- New reports from Russia confirm amendments in the country’s crypto laws that could ban Bitcoin (BTC) miners from receiving mining rewards.
- The amendment is yet to be finalized, but experts argue if the law is passed, it could have a drastic impact on the overall use of crypto assets in the country.
As first reported by a Russian news outlet, Izvestia, the Ministry of Finance in Russia, is proposing an amendment to the federal law on digital financial assets (DFA) that could see Bitcoin miners receive no rewards on their efforts. According to the letter, the amendment allows Bitcoin mining using Russian infrastructure, but miners are not allowed to receive rewards in crypto.
The amendment further bans all transactions using virtual currencies in the country with three main exceptions. However, the amendment to DFA is yet to be finalized. The letter has been sent out for interdepartmental coordination and approval across different government departments.
A Closed Mining Cycle
The new amendment raises several questions on the implementation and wording of the document. As stated above, Bitcoin, Ethereum, and other crypto miners will be allowed to mine their tokens but will be stripped of its financial value as miners cannot receive BTC or ETH.
Several experts have since condemned the amendment as a “revenue loss” for the country, calling for revisions on the bill. Speaking on the issue, Dmitry Zakharov, CEO of Moscow Digital School, stated the “wording does not bode well for miners” as no other alternative has been offered on how to receive mining rewards. He added,
“Perhaps experts will try to come up with some interesting legal constructions, but all of them will be fraught with significant risks of bringing to administrative and criminal liability.”
If the amendment passes, then Russia could lose a share of its revenues, another expert on the matter said. According to Anton Babenko, partner of the Padva and Epstein law office, prohibiting receiving crypto could lead to more people not reporting their revenues, leading to tax losses.
A Leeway? Or Not?
Russia implemented a total crypto ban last year causing a public outcry that caused the parliament to shut down the ban. The latest amendments stipulate a similar ban – prohibiting any individuals, companies, or entrepreneurs from performing any transactions with virtual money. However, the amendments stipulate three exceptions to the rule – an inheritance of crypto assets, enforcement proceedings, and if a debtor goes bankrupt.

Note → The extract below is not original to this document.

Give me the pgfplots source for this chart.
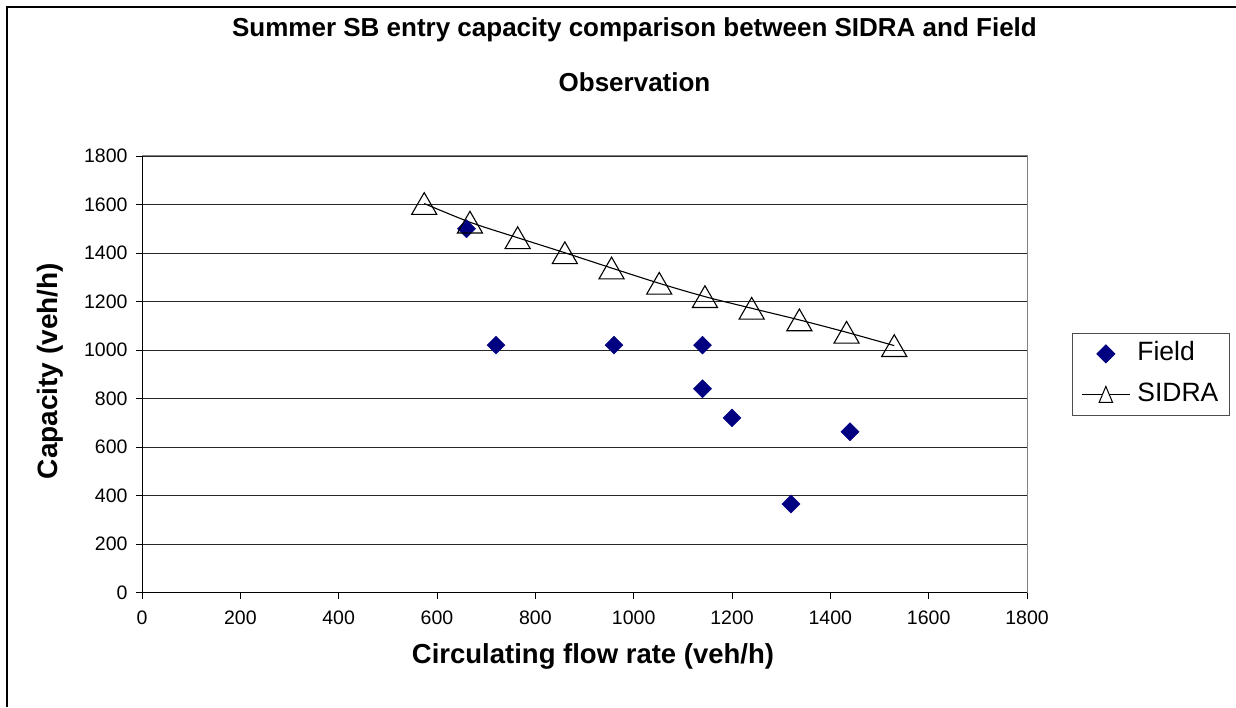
\documentclass[border=0pt]{standalone}
\usepackage{pgfplots}
\pgfplotsset{compat=1.18}
\usepackage{fontspec}
\setmainfont{Liberation Sans}
\definecolor{navy}{RGB}{0,0,128}
\begin{document}
\begin{tikzpicture}[x=1pt,y=1pt]
\path[use as bounding box] (0,0) rectangle (1236,707);
\draw[line width=1.4pt] (7,0) -- (7,700) -- (1236,700);
\node[font=\bfseries\fontsize{26}{26}\selectfont] at (634.5,677) {Summer SB entry capacity comparison between SIDRA and Field};
\node[font=\bfseries\fontsize{26}{26}\selectfont] at (634.5,625) {Observation};
\node[font=\bfseries\fontsize{27.5}{27.5}\selectfont] at (593,51) {Circulating flow rate (veh/h)};
\node[font=\bfseries\fontsize{28}{28}\selectfont, rotate=90] at (50,336) {Capacity (veh/h)};
\begin{axis}[
  at={(142pt,114.5pt)}, anchor=south west,
  width=885pt, height=436.5pt, scale only axis,
  xmin=0, xmax=1800, ymin=0, ymax=1800,
  xtick={0,200,...,1800}, ytick={0,200,...,1800},
  axis x line=bottom, axis y line=left,
  axis line style={-, black, line width=1pt},
  tick align=outside, major tick length=6pt,
  tick style={black, line width=0.8pt},
  ymajorgrids, grid style={black!85, line width=0.9pt},
  scaled ticks=false,
  /pgf/number format/1000 sep={},
  /pgf/number format/assume math mode=true,
  ticklabel style={font=\fontsize{19.5}{19.5}\selectfont},
  xticklabel style={yshift=-9pt},
  yticklabel style={xshift=-5pt},
  clip=false,
  legend cell align=left,
  legend style={at={(1.0508,0.5945)}, anchor=north west, draw=black!70, line width=0.8pt,
    font=\fontsize{26.5}{26.5}\selectfont, inner xsep=9pt, inner ysep=7pt, row sep=14pt,
    nodes={text height=18pt, text depth=5pt, inner sep=2pt}},
]
\draw[black!50, line width=1pt] (rel axis cs:0,1) -- (rel axis cs:1,1) -- (rel axis cs:1,0);
\addplot[only marks, mark=square*, mark size=6.4pt, mark options={rotate=45, fill=navy, draw=navy},
  legend image code/.code={\draw[navy, fill=navy] (24pt,0pt) ++(0,9pt) -- ++(-9pt,-9pt) -- ++(9pt,-9pt) -- ++(9pt,9pt) -- cycle;}]
  coordinates {(660,1500) (720,1020) (960,1020) (1140,1020) (1140,840) (1200,720) (1320,365) (1440,663)};
\addlegendentry{\hspace{5pt}Field}
\addplot[black, line width=1.1pt, smooth, mark=triangle, mark size=14.5pt,
  mark options={fill=white, line width=1.1pt, yshift=-3.6pt},
  legend image code/.code={\draw[black, line width=1pt] (0pt,0pt) -- (48pt,0pt);
    \draw[black, line width=1pt, fill=white] (24pt,8.5pt) -- (17.3pt,-7.5pt) -- (30.7pt,-7.5pt) -- cycle;}]
  coordinates {(574,1604) (667,1527) (764,1463) (860,1401) (955,1338) (1052,1275) (1145,1220) (1240,1172) (1337,1124) (1433,1073) (1530,1018)};
\addlegendentry{\hspace{5pt}SIDRA}
\end{axis}
\end{tikzpicture}
\end{document}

Any use of crypto in the country could lead to legal and criminal liability on the user with a 100 thousand rubles fine on individuals or five to seven years prison time and up to 1 million in fines for legal entities.
The new rules aim at tightening the use of cryptocurrencies in Russia in a bid to stop illicit items and illegal activities using Bitcoin and crypto in Russia. According to a law expert, the new amendment constitutes a “total ban on cryptocurrencies” which could have a severe impact on the countries crypto space.
The country’s policies on crypto could be a missed opportunity for the country, economist, Vladislav Ginko said earlier this month even as Russia extends its efforts in hoarding physical gold.